Dave asintió, preguntándose si los únicos que todavía leían libros eran los tipos que estaban en prisión.
– En realidad pensaba que debía de estar alerta a causa del huracán.
– ¿Qué huracán?
– ¿No lo sabe? Dicen que se acerca uno por el Oeste.
Era verdad. Lo habían dicho por radio justo después de mediodía. Estaba muy por detrás de ellos, pero Dave quería asustar un poco al actor.
– Jesucristo.
– A decir verdad, no -dijo Dave-. Se llama Louisa. Pero Jesús podría ser un buen nombre para un huracán, bien pensado. Huracán Jesús, o huracán Mierda Divina o huracán Sagrada Madre de Dios. He conocido a unas cuantas zorras en mi tiempo, buenas para gastar tu dinero y descargar adrenalina, pero ninguna de ellas podía destrozar un lugar como lo hace una verdadera tempestad. O como lo hace un grupo de rock. Huracán Led Zeppelin. Ése es un nombre mejor para un huracán. O huracán Keith Moon. Apuesto a que ese huracán sí que podría hacer daño de verdad. No sólo la tele o el Rolls Royce acabarían en la piscina, sino todo el jodido hotel.

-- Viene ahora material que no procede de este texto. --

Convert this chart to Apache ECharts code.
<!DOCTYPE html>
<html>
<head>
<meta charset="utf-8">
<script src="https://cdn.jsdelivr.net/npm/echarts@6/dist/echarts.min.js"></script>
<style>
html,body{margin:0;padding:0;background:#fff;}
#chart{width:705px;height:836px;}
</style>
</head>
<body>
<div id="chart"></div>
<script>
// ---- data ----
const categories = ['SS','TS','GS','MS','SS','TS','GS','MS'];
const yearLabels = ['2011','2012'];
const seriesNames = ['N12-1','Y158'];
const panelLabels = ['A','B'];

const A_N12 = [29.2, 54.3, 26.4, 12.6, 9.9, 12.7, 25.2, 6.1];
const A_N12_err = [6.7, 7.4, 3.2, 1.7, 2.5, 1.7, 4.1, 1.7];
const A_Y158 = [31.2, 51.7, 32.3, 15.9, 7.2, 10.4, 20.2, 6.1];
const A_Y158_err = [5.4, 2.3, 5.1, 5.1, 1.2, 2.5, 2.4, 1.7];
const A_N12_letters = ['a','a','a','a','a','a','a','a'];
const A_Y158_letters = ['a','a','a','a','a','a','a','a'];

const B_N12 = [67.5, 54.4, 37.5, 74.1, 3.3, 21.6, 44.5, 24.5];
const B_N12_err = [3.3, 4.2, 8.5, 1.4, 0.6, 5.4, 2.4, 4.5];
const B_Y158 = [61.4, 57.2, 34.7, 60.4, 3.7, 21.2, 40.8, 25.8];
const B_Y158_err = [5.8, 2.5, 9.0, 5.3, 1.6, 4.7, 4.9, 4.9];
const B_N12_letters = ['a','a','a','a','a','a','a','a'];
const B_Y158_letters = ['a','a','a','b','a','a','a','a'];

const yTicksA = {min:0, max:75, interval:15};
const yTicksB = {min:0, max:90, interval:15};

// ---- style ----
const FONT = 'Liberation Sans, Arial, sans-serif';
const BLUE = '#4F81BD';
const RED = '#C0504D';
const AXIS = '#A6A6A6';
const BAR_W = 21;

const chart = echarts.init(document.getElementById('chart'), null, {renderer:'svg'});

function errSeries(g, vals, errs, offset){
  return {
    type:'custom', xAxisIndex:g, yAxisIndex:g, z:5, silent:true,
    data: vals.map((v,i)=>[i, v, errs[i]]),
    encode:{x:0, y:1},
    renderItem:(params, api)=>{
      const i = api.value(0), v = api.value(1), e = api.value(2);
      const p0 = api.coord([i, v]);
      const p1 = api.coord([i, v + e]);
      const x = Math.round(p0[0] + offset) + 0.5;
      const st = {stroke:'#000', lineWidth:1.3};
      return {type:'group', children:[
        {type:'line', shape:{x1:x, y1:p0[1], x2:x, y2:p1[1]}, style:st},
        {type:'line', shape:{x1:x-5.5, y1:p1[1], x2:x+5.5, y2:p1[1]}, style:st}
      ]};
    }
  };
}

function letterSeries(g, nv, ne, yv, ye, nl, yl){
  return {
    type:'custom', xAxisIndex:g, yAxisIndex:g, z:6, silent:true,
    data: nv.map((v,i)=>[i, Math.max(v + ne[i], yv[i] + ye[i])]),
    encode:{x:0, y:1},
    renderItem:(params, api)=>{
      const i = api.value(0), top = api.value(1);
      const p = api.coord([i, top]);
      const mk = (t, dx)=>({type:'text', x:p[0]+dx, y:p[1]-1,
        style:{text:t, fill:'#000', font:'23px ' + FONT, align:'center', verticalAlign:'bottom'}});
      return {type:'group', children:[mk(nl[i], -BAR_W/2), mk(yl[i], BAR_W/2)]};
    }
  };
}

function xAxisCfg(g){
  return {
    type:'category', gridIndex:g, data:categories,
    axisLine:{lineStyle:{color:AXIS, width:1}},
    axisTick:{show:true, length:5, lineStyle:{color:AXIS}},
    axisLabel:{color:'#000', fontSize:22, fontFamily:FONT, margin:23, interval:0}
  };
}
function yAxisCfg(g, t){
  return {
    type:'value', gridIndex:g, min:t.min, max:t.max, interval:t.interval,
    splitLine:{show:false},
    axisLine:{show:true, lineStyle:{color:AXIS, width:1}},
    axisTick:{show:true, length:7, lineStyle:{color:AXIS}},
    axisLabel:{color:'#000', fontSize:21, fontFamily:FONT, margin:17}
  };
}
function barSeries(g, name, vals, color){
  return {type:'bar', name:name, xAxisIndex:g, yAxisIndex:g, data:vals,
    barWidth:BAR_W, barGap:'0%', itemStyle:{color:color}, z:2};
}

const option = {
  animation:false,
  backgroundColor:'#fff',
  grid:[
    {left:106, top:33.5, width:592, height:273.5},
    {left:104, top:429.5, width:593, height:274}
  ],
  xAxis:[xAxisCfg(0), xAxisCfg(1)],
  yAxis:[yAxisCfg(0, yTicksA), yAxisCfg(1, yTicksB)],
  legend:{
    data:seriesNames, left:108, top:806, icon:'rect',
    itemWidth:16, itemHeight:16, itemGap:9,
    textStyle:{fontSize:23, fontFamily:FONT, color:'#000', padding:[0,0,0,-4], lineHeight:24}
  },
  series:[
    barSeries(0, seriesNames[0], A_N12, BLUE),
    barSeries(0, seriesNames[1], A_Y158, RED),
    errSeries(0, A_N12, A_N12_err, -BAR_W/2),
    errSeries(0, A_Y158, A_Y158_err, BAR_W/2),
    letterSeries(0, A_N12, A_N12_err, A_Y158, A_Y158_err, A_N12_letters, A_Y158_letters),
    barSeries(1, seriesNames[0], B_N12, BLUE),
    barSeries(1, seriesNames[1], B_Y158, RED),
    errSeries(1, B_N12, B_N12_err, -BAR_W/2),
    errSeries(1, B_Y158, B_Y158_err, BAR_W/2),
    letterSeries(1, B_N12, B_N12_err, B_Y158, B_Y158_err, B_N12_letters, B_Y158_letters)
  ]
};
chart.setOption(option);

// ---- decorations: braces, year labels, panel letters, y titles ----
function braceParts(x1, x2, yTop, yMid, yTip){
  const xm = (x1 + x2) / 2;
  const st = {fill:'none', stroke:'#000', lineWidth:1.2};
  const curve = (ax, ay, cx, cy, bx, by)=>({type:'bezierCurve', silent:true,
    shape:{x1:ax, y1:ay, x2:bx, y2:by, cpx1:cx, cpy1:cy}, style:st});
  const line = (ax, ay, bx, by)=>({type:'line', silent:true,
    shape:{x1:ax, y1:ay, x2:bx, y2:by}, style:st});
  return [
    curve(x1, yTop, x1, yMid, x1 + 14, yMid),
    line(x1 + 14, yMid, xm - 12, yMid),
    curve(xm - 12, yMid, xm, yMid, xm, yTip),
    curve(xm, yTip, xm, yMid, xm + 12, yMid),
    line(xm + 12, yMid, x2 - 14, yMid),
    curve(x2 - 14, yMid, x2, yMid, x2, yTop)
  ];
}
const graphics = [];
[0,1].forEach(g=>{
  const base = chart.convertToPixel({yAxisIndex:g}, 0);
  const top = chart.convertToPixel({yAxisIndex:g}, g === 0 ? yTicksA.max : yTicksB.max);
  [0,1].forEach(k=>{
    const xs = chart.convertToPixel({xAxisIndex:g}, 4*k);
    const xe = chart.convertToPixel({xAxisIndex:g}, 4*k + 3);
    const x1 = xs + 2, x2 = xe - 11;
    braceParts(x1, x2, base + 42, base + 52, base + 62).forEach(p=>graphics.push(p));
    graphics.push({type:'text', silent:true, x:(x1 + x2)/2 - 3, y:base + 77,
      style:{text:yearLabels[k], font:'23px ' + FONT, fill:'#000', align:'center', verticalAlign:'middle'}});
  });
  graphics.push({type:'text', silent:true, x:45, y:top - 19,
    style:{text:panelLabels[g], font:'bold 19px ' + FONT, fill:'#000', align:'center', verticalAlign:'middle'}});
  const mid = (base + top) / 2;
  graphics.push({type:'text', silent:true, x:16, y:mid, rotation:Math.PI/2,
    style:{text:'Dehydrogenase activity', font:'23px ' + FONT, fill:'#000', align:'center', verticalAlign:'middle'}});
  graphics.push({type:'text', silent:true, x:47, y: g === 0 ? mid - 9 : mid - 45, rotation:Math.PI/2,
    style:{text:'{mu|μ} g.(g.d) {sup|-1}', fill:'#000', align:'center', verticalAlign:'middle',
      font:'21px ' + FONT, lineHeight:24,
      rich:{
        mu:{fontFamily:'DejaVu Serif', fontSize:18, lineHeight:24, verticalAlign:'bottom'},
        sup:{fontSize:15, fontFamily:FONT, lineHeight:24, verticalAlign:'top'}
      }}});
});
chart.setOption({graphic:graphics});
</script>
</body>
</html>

– ¿Han dicho de qué nivel es este Louisa? -preguntó Stanford.
– Tres, creo -Dave husmeó el aire. El aliento del actor olía claramente a marihuana. El tío iba un poco colocado. Probablemente había salido a cubierta para aclararse la cabeza.
– Ése no es el nivel máximo -dijo el actor con su deje gangoso de Los Ángeles-. Pero también es peligroso. ¿Sabía que en un día un huracán puede liberar tanta energía como 500.000 bombas atómicas?